I began writing seriously with screenplays, and learned about using index cards to outline a story from my writing partner. Screenwriters have been using them for years, but I use them whenever I am writing a story that is too long or complex for the outline to easily fit on a page. They’re also particularly useful in that stage of writing (or rather planning to write) when you have lots of ideas, but you’re not quite sure how they all fit together.
While I like the tactile quality of the physical cards, as well as being able to lay them out on a big table or pin them on a cork board for reference, there are other options too. Well known writing software like Scrivener and Final Draft both allow you to create “virtual” index cards, and there is even an app that does nothing but let you write and organize with virtual index cards – “Index Card – Corkboard Writing.”
But how do you actually do it?
There are likely as many ways to use index cards as there are writers who use them, but rather than give you a “system” that may or may not fit for you, I’m going to describe how and why they are so useful.
A good story flows well from plot point to plot point, without “dragging” or “sagging” in between. While a novelist typically has a bit more license, in a screenplay that is limited by the acceptable run-time of a film, plot points happen with near Prussian precision. Taking this same approach when outlining a novel never hurts, in my opinion, even if when writing it you allow yourself to go down some interesting rabbit holes. Index cards are a useful method to help you create a well-balanced story, whose structure maintains tension and interest throughout.

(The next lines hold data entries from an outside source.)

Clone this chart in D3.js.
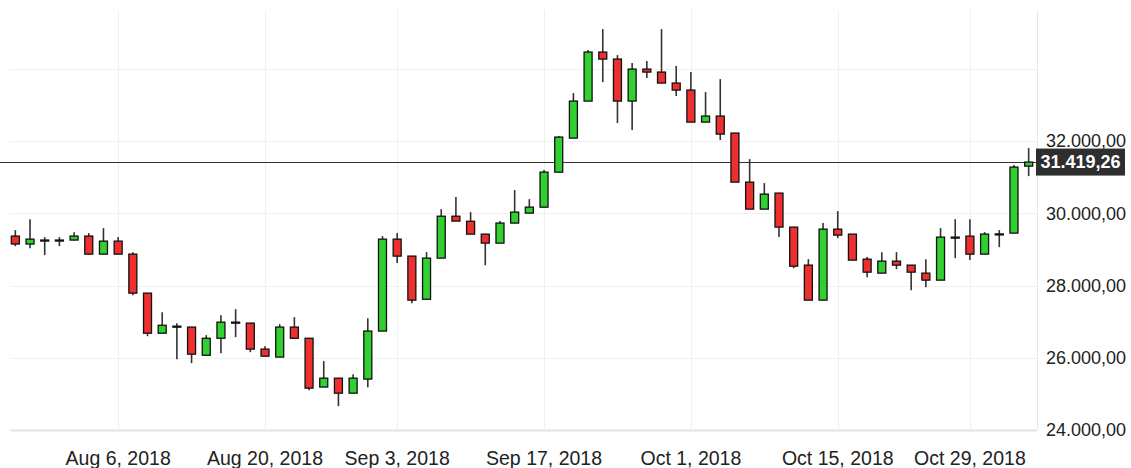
<!DOCTYPE html>
<html lang="en">
<head>
<meta charset="utf-8">
<title>Candlestick Chart</title>
<script type="text/javascript" src="https://d3js.org/d3.v7.min.js"></script>
<style type="text/css">
    body { margin: 0; background: #fff; }
    text { font-family: "Liberation Sans", Arial, sans-serif; }
</style>
</head>
<body>
<script type="text/javascript">

// Width and Height
var w = 1131;
var h = 468;

// Trading days
var dates = [
    "2018-07-26","2018-07-27","2018-07-30","2018-07-31",
    "2018-08-01","2018-08-02","2018-08-03","2018-08-06","2018-08-07","2018-08-08","2018-08-09","2018-08-10",
    "2018-08-13","2018-08-14","2018-08-15","2018-08-16","2018-08-17","2018-08-20","2018-08-21","2018-08-23",
    "2018-08-24","2018-08-27","2018-08-28","2018-08-29","2018-08-30","2018-08-31",
    "2018-09-03","2018-09-04","2018-09-05","2018-09-06","2018-09-07","2018-09-10","2018-09-11","2018-09-12",
    "2018-09-13","2018-09-14","2018-09-17","2018-09-18","2018-09-19","2018-09-20","2018-09-21","2018-09-24",
    "2018-09-25","2018-09-26","2018-09-27","2018-09-28",
    "2018-10-01","2018-10-02","2018-10-03","2018-10-04","2018-10-05","2018-10-08","2018-10-09","2018-10-10",
    "2018-10-11","2018-10-12","2018-10-15","2018-10-16","2018-10-18","2018-10-19","2018-10-22","2018-10-23",
    "2018-10-24","2018-10-25","2018-10-26","2018-10-29","2018-10-30","2018-10-31",
    "2018-11-01","2018-11-02"
];

var opens  = [29370,29150,29260,29260,29260,29370,28870,29230,28870,27790,26680,26875,26850,26070,26540,26986,
              26960,26240,26020,26850,26540,25190,25435,25020,25410,26740,29285,28815,27620,28760,29920,29780,
              29424,29175,29730,30006,30170,31140,32083,33108,34465,34271,33108,33994,33911,33607,33413,32526,
              32693,32222,30864,30116,30560,29618,28565,27596,29562,29424,28731,28344,28676,28565,28344,28150,
              29341,29368,28870,29424,29452,31307];
var closes = [29150,29285,29250,29250,29370,28870,29230,28870,27790,26680,26900,26870,26100,26540,26986,26980,
              26240,26044,26850,26540,25160,25435,25020,25435,26740,29285,28815,27596,28760,29920,29784,29424,
              29175,29730,30033,30172,31141,32111,33108,34465,34271,33108,33994,33911,33607,33413,32526,32693,
              32194,30864,30116,30532,29618,28537,27596,29562,29396,28704,28371,28676,28565,28371,28150,29341,
              29330,28870,29424,29430,31280,31419.26];
var highs  = [29535,29839,29341,29341,29479,29452,29590,29341,28925,27790,27263,26959,26848,26626,27180,27346,
              26959,26321,26931,27125,26543,25906,25435,25546,27097,29368,29452,28815,28925,30116,30449,30033,
              29424,29784,30643,30393,31197,32139,33330,34521,35102,34382,34161,34216,35102,34078,33911,33357,
              33717,32222,31501,30837,30560,29618,28731,29729,30061,29424,28787,28925,28925,28565,28731,29590,
              29839,29839,29479,29535,31335,31806];
var lows   = [29090,29036,28842,29091,29250,28860,28860,28860,27734,26598,26680,25961,25851,26070,26128,26571,
              26155,26044,26017,26543,25103,25186,24660,25020,25186,26737,28621,27513,27620,28759,29784,29424,
              28565,29175,29729,30006,30170,31140,32083,33108,33634,32499,32305,33745,33607,33247,32526,32526,
              32028,30864,30116,30116,29341,28482,27596,27596,29313,28704,28233,28344,28454,27873,27956,28150,
              28759,28704,28870,29064,29452,31030];

// Axis labels
var tickDates  = ["2018-08-06","2018-08-20","2018-09-03","2018-09-17","2018-10-01","2018-10-15","2018-10-29"];
var tickLabels = ["Aug 6, 2018","Aug 20, 2018","Sep 3, 2018","Sep 17, 2018","Oct 1, 2018","Oct 15, 2018","Oct 29, 2018"];
var gridValues  = [24000, 26000, 28000, 30000, 32000, 34000];
var labelValues = [24000, 26000, 28000, 30000, 32000];

var data = dates.map(function(d, i) {
    return { date: d, o: opens[i], h: highs[i], l: lows[i], c: closes[i] };
});
var last = closes[closes.length - 1];

// Plot area
var plotL = 8, plotR = 1036, plotT = 10, plotB = 430;

var x = d3.scaleBand()
    .domain(dates)
    .range([plotL, plotR]);

var y = d3.scaleLinear()
    .domain([24000, 35630])
    .range([plotB, plotT]);

var cx = function(d) { return x(d) + x.bandwidth() / 2; };

var locale = d3.formatLocale({ decimal: ",", thousands: ".", grouping: [3], currency: ["", ""] });
var fmt = locale.format(",.2f");

// SVG
var svg = d3.select("body")
    .append("svg")
    .attr("width", w)
    .attr("height", h);

// Grid
svg.append("g")
    .selectAll("line")
    .data(gridValues)
    .enter()
    .append("line")
    .attr("x1", 10)
    .attr("x2", plotR + 1)
    .attr("y1", function(d) { return Math.round(y(d)) + 0.5; })
    .attr("y2", function(d) { return Math.round(y(d)) + 0.5; })
    .attr("stroke", function(d) { return d === 24000 ? "#e4e4e4" : "#f0f0f0"; })
    .attr("stroke-width", function(d) { return d === 24000 ? 2 : 1; });

svg.append("g")
    .selectAll("line")
    .data(tickDates)
    .enter()
    .append("line")
    .attr("x1", function(d) { return Math.round(cx(d)) + 0.5; })
    .attr("x2", function(d) { return Math.round(cx(d)) + 0.5; })
    .attr("y1", plotT)
    .attr("y2", plotB)
    .attr("stroke", "#f0f0f0");

svg.append("line")
    .attr("x1", plotR + 1.5).attr("x2", plotR + 1.5)
    .attr("y1", plotT).attr("y2", plotB)
    .attr("stroke", "#e6e6ee");

// Current price line
svg.append("line")
    .attr("x1", 0)
    .attr("x2", plotR)
    .attr("y1", Math.round(y(last)) + 0.5)
    .attr("y2", Math.round(y(last)) + 0.5)
    .attr("stroke", "#333")
    .attr("stroke-width", 1.2);

// Candles
var bodyW = 8;
var candles = svg.selectAll("g.candle")
    .data(data)
    .enter()
    .append("g")
    .attr("class", "candle");

candles.append("line")
    .attr("x1", function(d) { return cx(d.date); })
    .attr("x2", function(d) { return cx(d.date); })
    .attr("y1", function(d) { return y(d.h); })
    .attr("y2", function(d) { return y(d.l); })
    .attr("stroke", "#333")
    .attr("stroke-width", 1.6);

candles.append("rect")
    .attr("x", function(d) { return cx(d.date) - bodyW / 2; })
    .attr("y", function(d) { return y(Math.max(d.o, d.c)); })
    .attr("width", bodyW)
    .attr("height", function(d) { return Math.max(1, Math.abs(y(d.o) - y(d.c))); })
    .attr("fill", function(d) { return d.c >= d.o ? "#2fd02f" : "#ee2f2f"; })
    .attr("stroke", "#111")
    .attr("stroke-width", 1.3);

// X axis
var xAxis = d3.axisBottom(x)
    .tickValues(tickDates)
    .tickSize(0)
    .tickPadding(21)
    .tickFormat(function(d) { return tickLabels[tickDates.indexOf(d)]; });

var gx = svg.append("g")
    .attr("transform", "translate(0," + plotB + ")")
    .call(xAxis);
gx.select(".domain").remove();
gx.selectAll("text")
    .attr("font-size", "19.5px")
    .attr("font-family", "'Liberation Sans', Arial, sans-serif")
    .attr("fill", "#222");

// Y axis
var yAxis = d3.axisRight(y)
    .tickValues(labelValues)
    .tickSize(0)
    .tickPadding(0)
    .tickFormat(fmt);

var gy = svg.append("g")
    .attr("transform", "translate(" + (plotR + 1) + ",0)")
    .call(yAxis);
gy.select(".domain").remove();
gy.selectAll("text")
    .attr("text-anchor", "end")
    .attr("x", 89)
    .attr("font-size", "18px")
    .attr("font-family", "'Liberation Sans', Arial, sans-serif")
    .attr("fill", "#222");

// Price label
var ly = y(last);
svg.append("rect")
    .attr("x", plotR)
    .attr("y", ly - 13.5)
    .attr("width", 89)
    .attr("height", 27)
    .attr("fill", "#2e2e2e");

svg.append("text")
    .attr("x", plotR + 44.5)
    .attr("y", ly)
    .attr("dy", ".35em")
    .attr("text-anchor", "middle")
    .attr("font-size", "18px")
    .attr("font-weight", "bold")
    .attr("fill", "#fff")
    .text(fmt(last));

</script>
</body>
</html>
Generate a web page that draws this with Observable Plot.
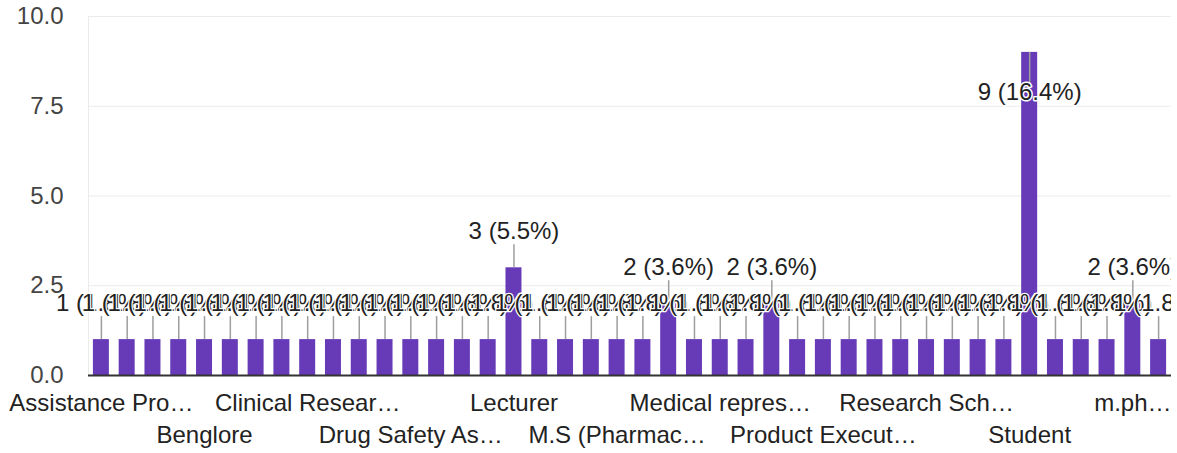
<!DOCTYPE html>
<html><head><meta charset="utf-8">
<script src="https://cdn.jsdelivr.net/npm/d3@7"></script>
<script src="https://cdn.jsdelivr.net/npm/@observablehq/plot@0.6"></script>
<style>
body{margin:0;background:#fff;}
#chart{width:1171px;overflow:hidden;}
</style>
</head><body><div id="chart"></div>
<script>
// Categories (occupations), alphabetical as in the source chart
const categories = [
  "Assistance Professor", "Assistant Manager", "Assistant Professor", "Associate Professor",
  "Benglore", "Business Development", "CRA", "Chemist",
  "Clinical Research Associate", "Clinical Research Coordinator", "Clinical Trial Assistant", "Doctor",
  "Drug Safety Associate", "Drug Safety Physician", "Faculty", "Intern",
  "Lecturer", "Lecturer in Pharmacology", "M.Pharm", "M.Pharm Student",
  "M.S (Pharmacology)", "Manager", "Medical Coder", "Medical Officer",
  "Medical representative", "PhD Scholar", "Pharmacist", "Pharmacovigilance Associate",
  "Product Executive", "Professor", "QA Executive", "Regulatory Affairs",
  "Research Scholar", "Research Scientist", "Safety Scientist", "Scientist",
  "Student", "Teacher", "Trainee", "Unemployed",
  "m.pharm student", "pharmacist"
];
const counts = [
  1, 1, 1, 1,
  1, 1, 1, 1,
  1, 1, 1, 1,
  1, 1, 1, 1,
  3, 1, 1, 1,
  1, 1, 2, 1,
  1, 1, 2, 1,
  1, 1, 1, 1,
  1, 1, 1, 1,
  9, 1, 1, 1,
  2, 1
];
// Visible (truncated) tick labels, shown every 4th category
const tickLabels = [
  "Assistance Pro…", "Benglore", "Clinical Resear…", "Drug Safety As…", "Lecturer",
  "M.S (Pharmac…", "Medical repres…", "Product Execut…", "Research Sch…", "Student", "m.ph…"
];
const yTicks = [0, 2.5, 5, 7.5, 10];

const total = d3.sum(counts);
const data = categories.map((c, i) => ({
  cat: c,
  count: counts[i],
  label: `${counts[i]} (${(counts[i] / total * 100).toFixed(1)}%)`
}));
const labelOf = new Map();
const row1 = [], row2 = [];
tickLabels.forEach((t, k) => {
  const c = categories[k * 4];
  labelOf.set(c, t);
  (k % 2 === 0 ? row1 : row2).push(c);
});

const yMax = 10;
const above = data.filter(d => d.count + 1.4 <= yMax);
const inside = data.filter(d => d.count + 1.4 > yMax);

const font = "Arial, 'Liberation Sans', sans-serif";
const chart = Plot.plot({
  width: 1177,
  height: 453,
  marginLeft: 88,
  marginRight: 6,
  marginTop: 16,
  marginBottom: 78,
  style: {fontFamily: font, fontSize: "24px", background: "#fff", maxWidth: "none"},
  x: {domain: categories, paddingInner: 0.38, paddingOuter: 0.19, axis: null},
  y: {domain: [0, yMax], axis: null},
  marks: [
    Plot.frame({stroke: "#ebebeb"}),
    Plot.gridY(yTicks, {stroke: "#ebebeb", strokeOpacity: 1, strokeWidth: 1}),
    Plot.axisY(yTicks, {tickSize: 0, tickPadding: 25, tickFormat: d3.format(".1f"), fontSize: 24, fill: "#444", label: null}),
    Plot.barY(data, {x: "cat", y: "count", fill: "#673ab7"}),
    Plot.ruleX(above, {x: "cat", y1: "count", y2: d => d.count + 0.64, stroke: "#9e9e9e", strokeWidth: 1.5}),
    Plot.ruleX(inside, {x: "cat", y1: "count", y2: d => d.count - 0.9, stroke: "#9e9e9e", strokeWidth: 1.5}),
    Plot.ruleY([0], {stroke: "#333", strokeWidth: 2}),
    Plot.text(above, {x: "cat", y: "count", text: "label", dy: -36, fontSize: 24, fill: "#222", stroke: "white", strokeWidth: 2.5}),
    Plot.text(inside, {x: "cat", y: "count", text: "label", dy: 40, fontSize: 24, fill: "#222", stroke: "white", strokeWidth: 3}),
    Plot.axisX(row1, {tickSize: 0, tickPadding: 18, tickFormat: c => labelOf.get(c), fontSize: 24, fill: "#222", label: null}),
    Plot.axisX(row2, {tickSize: 0, tickPadding: 50, tickFormat: c => labelOf.get(c), fontSize: 24, fill: "#222", label: null})
  ]
});
document.getElementById("chart").appendChild(chart);
</script>
</body></html>
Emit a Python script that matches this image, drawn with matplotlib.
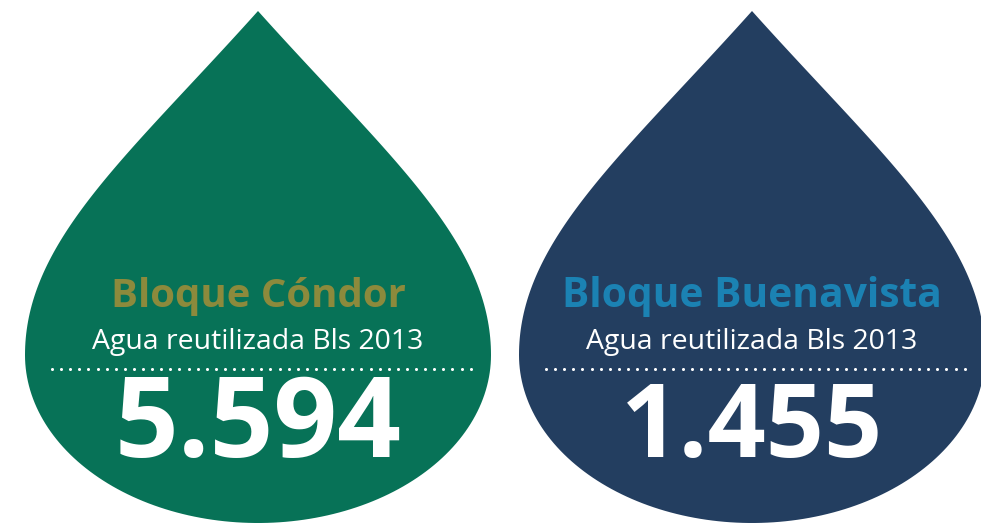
import numpy as np
import matplotlib
matplotlib.use("Agg")
import matplotlib.pyplot as plt
from matplotlib.path import Path
from matplotlib.patches import PathPatch

# datos
bloques = ["Bloque Cóndor", "Bloque Buenavista"]
subtitulos = ["Agua reutilizada Bls 2013", "Agua reutilizada Bls 2013"]
valores = ["5.594", "1.455"]
color_gota = ["#077257", "#233e60"]
color_titulo = ["#8c8a3c", "#1b82b3"]

centros = [258, 752]

fig = plt.figure(figsize=(9.81, 5.27), dpi=100)
ax = fig.add_axes([0, 0, 1, 1])
ax.set_xlim(0, 981)
ax.set_ylim(527, 0)
ax.axis("off")


def gota(cx, top=11, mid=355, bottom=523, hw=233):
    # mitad superior: bezier desde la punta hasta el punto más ancho
    dy = mid - top
    t = np.linspace(0, 1, 80)
    p = np.array([[0, 0], [130, 145], [hw, 230], [hw, dy]], dtype=float)
    b = ((1 - t) ** 3)[:, None] * p[0] + (3 * (1 - t) ** 2 * t)[:, None] * p[1] \
        + (3 * (1 - t) * t ** 2)[:, None] * p[2] + (t ** 3)[:, None] * p[3]
    right = np.column_stack([cx + b[:, 0], top + b[:, 1]])
    # mitad inferior: elipse
    a = np.linspace(0, np.pi, 120)
    low = np.column_stack([cx + hw * np.cos(a), mid + (bottom - mid) * np.sin(a)])
    left = np.column_stack([cx - b[::-1, 0], top + b[::-1, 1]])
    pts = np.vstack([right, low, left])
    return Path(pts, closed=False)


def ajustar(txt, ancho):
    fig.canvas.draw()
    r = fig.canvas.get_renderer()
    w = txt.get_window_extent(r).width
    txt.set_fontsize(txt.get_fontsize() * ancho / w)


for i in range(2):
    cx = centros[i]
    ax.add_patch(PathPatch(gota(cx), facecolor=color_gota[i], edgecolor="none"))

    t1 = ax.text(cx, 307, bloques[i], ha="center", va="baseline", color=color_titulo[i],
                 fontsize=30, fontweight="bold", family="Open Sans")
    t2 = ax.text(cx, 349, subtitulos[i], ha="center", va="baseline", color="white",
                 fontsize=22, family="Open Sans")
    t3 = ax.text(cx, 457, valores[i], ha="center", va="baseline", color="white",
                 fontsize=72, fontweight="bold", family="Open Sans")
    ajustar(t1, [295, 380][i])
    ajustar(t2, 331)
    ajustar(t3, [287, 262][i])

    xs = np.arange(cx - 206, cx + 218, 9.1)
    ax.plot(xs, np.full(len(xs), 369), ls="none", marker="o", ms=2.2,
            color="white", mec="none")

fig.savefig("out.png", dpi=100)
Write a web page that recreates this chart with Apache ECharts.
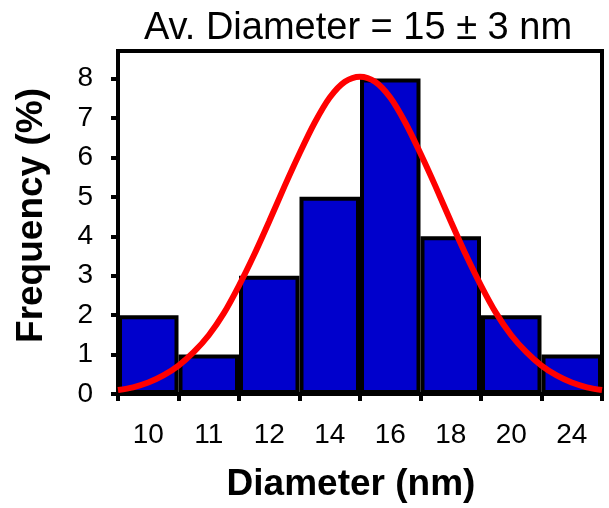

In the Three Act Structure, the Second Act is as long as the First and Third Acts combined. I actually prefer to think of it all as four Acts (included 2a and 2b) all of equal length, but you get the picture. To achieve this structure, I decide on a total number of chapters (typically 20 or 24, though yours will vary based on the total word count goal and the size of your typical chapters) and divide these between the Acts. If you are wondering how to write or structure a chapter, check out this article.
In a 20 chapter story, I then have 5 cards/chapters in the First Act, the same in the Third, and 10 in the Second. At an average of 4000 words per chapter, this gives you a typical 80,000 word novel. I begin by jotting down the key plot points on the bottom of the index cards in the right positions in the layout. You can see what this looks like in the diagram below.
(This same method works when writing a short story, but in this case each card represents a scene rather than a chapter, or when writing a film, where each represents a sequence.)
This gives me a framework to start thinking about my story. I can then start to brain storm major events and jot them down on an index card. If I think of minor ones, I can start to add them as well, but at this point I write with a thick marker to remind myself not to get sucked into the details – I’m still thinking high level. As I get ideas, I may not yet know where they fit in the story, and that’s OK. The index cards let me rearrange the story quickly and easily, to try different things. Sometimes what I think will be the climax ends up where I start the story, and that’s OK.
Using this method, I have a 30,000 foot view of my story and can see how much material I have for each part. I can adjust the material as needed to give the story the right flow, and experiment with using different occurrences as my major or minor turning points. At this stage, everything is fluid and open to change.
As I start to solidify my story outline with the index cards, I start writing more details for each of the chapters on them (sometimes flowing over to the back as well). If I have a sub-plot that I want to weave through the whole story, this is a good time to do that because I can jot down a sentence or two in each chapter where I want it to appear. This lets me sometimes weave a handful of ideas through the whole story without detracting from the overall structure or flow.
When I am certain that I have the structure right, I go through and number the cards (and therefore the chapters) and collect them together into a pile that sits on my desk as I write. Each card guides me through writing a chapter, and if I want to look backwards or ahead, I can see where various things fit into the overall structure. I try to be disciplined about updating the cards with additional details that come to me as I write, so that when I am done the cards are an even better representation of the novel as a whole, to help me with editing (which invariably has a stage where I revisit structure to make sure that it works as well as I thought it would when I planned it).
There is a lot of material on the web that gives a detailed “system” for using index cards or other methods to outline a story, but I think that you have to try different things to see what works for you. I’m always a little suspect of those “killer” story worksheets or methods for writing that seem to prey on writers who aren’t sure where to start. There has been little new discovered about story telling since Aristotle, and everything you need to know can be found in your local library – through reading. Only practice will tell you what really works for you.